The problem: Leave out every picture. Copy exactly the lines from the one holding "Convert this diagram to TikZ code." through the one holding "(orig) at (90,172)".

Provided information:
>>>>
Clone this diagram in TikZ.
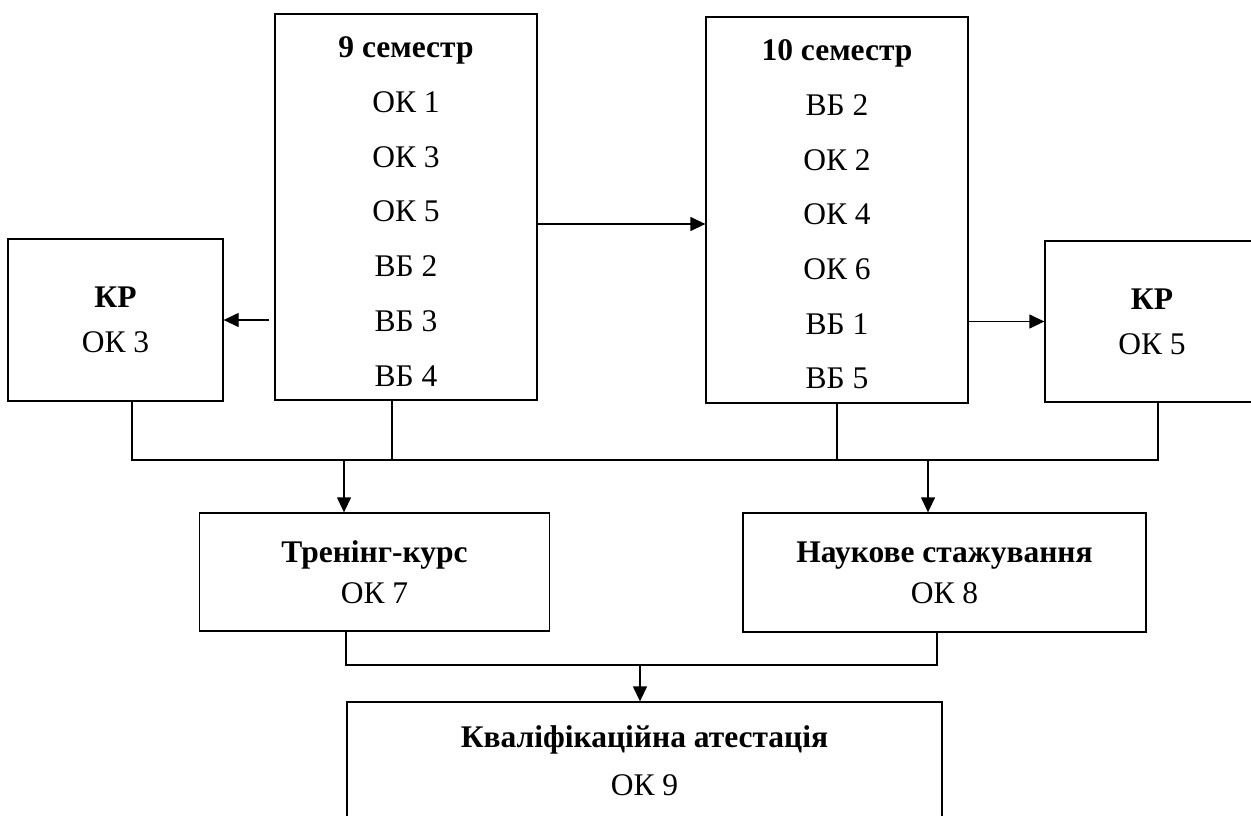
<<<<
>>>>
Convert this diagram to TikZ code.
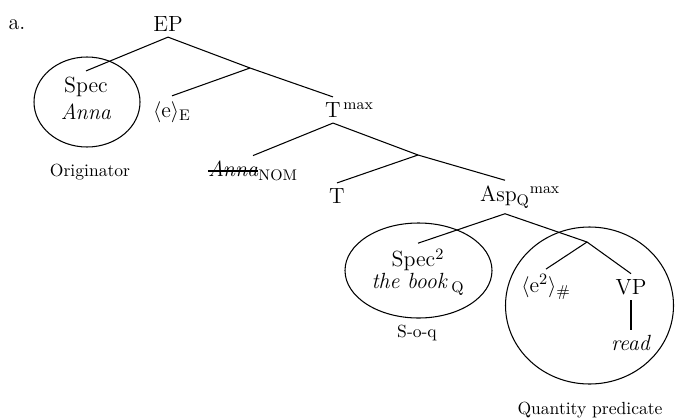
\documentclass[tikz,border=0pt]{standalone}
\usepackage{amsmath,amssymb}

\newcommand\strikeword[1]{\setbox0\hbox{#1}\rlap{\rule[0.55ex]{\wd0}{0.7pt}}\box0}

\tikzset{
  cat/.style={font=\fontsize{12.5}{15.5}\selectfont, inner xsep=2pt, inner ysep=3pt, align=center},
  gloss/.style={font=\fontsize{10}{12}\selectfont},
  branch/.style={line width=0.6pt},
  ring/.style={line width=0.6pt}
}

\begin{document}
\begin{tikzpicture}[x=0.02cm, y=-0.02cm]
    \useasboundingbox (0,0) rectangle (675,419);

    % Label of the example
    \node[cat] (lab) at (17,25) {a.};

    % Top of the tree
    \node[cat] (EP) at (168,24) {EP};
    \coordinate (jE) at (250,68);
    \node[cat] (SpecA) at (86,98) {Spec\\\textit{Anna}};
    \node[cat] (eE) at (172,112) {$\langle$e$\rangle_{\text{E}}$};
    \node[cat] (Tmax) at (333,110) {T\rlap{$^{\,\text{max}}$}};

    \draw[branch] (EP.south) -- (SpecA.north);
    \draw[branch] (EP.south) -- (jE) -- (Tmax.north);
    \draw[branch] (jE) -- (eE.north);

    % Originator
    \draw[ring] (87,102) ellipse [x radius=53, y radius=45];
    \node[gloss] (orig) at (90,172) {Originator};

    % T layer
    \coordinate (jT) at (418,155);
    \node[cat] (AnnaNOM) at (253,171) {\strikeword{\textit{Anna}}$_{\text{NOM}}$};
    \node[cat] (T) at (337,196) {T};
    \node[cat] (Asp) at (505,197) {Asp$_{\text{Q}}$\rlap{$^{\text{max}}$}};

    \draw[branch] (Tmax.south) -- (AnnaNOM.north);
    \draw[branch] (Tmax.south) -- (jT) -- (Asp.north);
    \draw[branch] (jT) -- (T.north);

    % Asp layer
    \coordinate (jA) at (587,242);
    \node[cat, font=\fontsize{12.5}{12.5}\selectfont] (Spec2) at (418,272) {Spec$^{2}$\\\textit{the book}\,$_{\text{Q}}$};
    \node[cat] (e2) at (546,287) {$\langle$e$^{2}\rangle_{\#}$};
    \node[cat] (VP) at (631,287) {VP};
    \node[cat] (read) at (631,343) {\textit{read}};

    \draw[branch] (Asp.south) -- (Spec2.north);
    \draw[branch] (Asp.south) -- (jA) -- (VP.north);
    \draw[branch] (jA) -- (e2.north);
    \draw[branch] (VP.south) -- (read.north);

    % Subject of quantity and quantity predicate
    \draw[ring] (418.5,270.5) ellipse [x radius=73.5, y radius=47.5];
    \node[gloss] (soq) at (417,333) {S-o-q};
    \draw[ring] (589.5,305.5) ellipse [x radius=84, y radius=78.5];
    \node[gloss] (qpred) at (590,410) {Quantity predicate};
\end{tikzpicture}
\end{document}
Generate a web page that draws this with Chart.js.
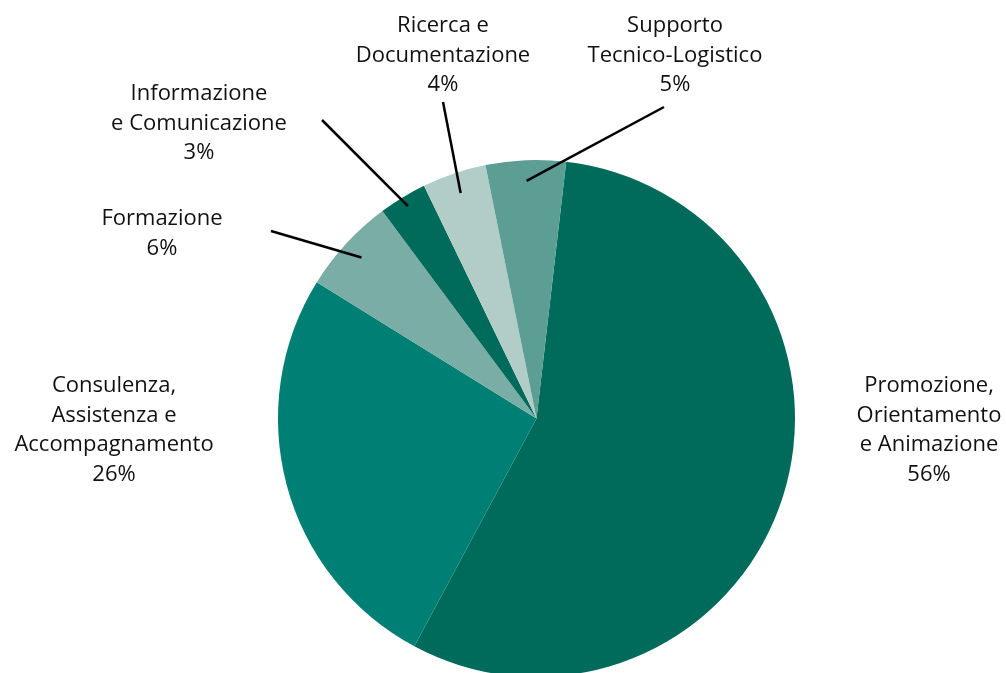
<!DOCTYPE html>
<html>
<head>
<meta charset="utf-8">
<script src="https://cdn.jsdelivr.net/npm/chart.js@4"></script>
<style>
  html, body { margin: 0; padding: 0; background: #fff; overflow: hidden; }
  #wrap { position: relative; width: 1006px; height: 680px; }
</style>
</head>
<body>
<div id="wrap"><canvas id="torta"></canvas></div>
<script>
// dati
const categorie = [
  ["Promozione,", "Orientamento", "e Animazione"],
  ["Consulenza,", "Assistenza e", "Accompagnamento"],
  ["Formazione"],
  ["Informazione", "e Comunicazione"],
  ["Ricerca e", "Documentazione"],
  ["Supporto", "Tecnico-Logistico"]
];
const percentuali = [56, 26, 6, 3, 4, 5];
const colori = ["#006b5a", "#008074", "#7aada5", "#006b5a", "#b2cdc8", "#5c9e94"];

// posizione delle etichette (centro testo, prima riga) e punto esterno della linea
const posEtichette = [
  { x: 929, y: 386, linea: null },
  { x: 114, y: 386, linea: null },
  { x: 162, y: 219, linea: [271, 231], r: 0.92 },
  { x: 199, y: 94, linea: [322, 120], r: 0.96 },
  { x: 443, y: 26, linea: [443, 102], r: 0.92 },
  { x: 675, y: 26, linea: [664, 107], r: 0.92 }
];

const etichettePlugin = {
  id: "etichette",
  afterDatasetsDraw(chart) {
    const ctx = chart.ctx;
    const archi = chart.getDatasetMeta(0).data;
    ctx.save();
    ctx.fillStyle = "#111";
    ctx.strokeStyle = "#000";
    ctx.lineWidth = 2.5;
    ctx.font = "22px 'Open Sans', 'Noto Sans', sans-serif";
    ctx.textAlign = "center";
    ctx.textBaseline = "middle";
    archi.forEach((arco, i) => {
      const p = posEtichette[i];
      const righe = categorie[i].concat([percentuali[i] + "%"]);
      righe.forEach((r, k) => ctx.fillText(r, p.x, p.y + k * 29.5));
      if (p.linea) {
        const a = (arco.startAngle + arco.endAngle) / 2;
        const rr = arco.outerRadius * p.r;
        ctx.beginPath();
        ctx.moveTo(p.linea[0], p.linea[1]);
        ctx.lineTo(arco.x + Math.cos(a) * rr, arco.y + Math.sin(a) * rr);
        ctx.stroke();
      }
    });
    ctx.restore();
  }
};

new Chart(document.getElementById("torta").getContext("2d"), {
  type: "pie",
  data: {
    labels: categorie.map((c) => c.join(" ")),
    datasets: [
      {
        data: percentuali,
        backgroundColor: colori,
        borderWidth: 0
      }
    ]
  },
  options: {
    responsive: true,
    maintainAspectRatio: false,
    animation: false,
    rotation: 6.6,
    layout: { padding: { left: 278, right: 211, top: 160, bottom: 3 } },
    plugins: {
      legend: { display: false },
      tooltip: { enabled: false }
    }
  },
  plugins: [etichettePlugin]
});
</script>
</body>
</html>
<<<<
In response:
Convert this diagram to TikZ code.
\documentclass[tikz,border=0pt]{standalone}
\usepackage{amsmath,amssymb}

\newcommand\strikeword[1]{\setbox0\hbox{#1}\rlap{\rule[0.55ex]{\wd0}{0.7pt}}\box0}

\tikzset{
  cat/.style={font=\fontsize{12.5}{15.5}\selectfont, inner xsep=2pt, inner ysep=3pt, align=center},
  gloss/.style={font=\fontsize{10}{12}\selectfont},
  branch/.style={line width=0.6pt},
  ring/.style={line width=0.6pt}
}

\begin{document}
\begin{tikzpicture}[x=0.02cm, y=-0.02cm]
    \useasboundingbox (0,0) rectangle (675,419);

    % Label of the example
    \node[cat] (lab) at (17,25) {a.};

    % Top of the tree
    \node[cat] (EP) at (168,24) {EP};
    \coordinate (jE) at (250,68);
    \node[cat] (SpecA) at (86,98) {Spec\\\textit{Anna}};
    \node[cat] (eE) at (172,112) {$\langle$e$\rangle_{\text{E}}$};
    \node[cat] (Tmax) at (333,110) {T\rlap{$^{\,\text{max}}$}};

    \draw[branch] (EP.south) -- (SpecA.north);
    \draw[branch] (EP.south) -- (jE) -- (Tmax.north);
    \draw[branch] (jE) -- (eE.north);

    % Originator
    \draw[ring] (87,102) ellipse [x radius=53, y radius=45];
    \node[gloss] (orig) at (90,172) {Originator};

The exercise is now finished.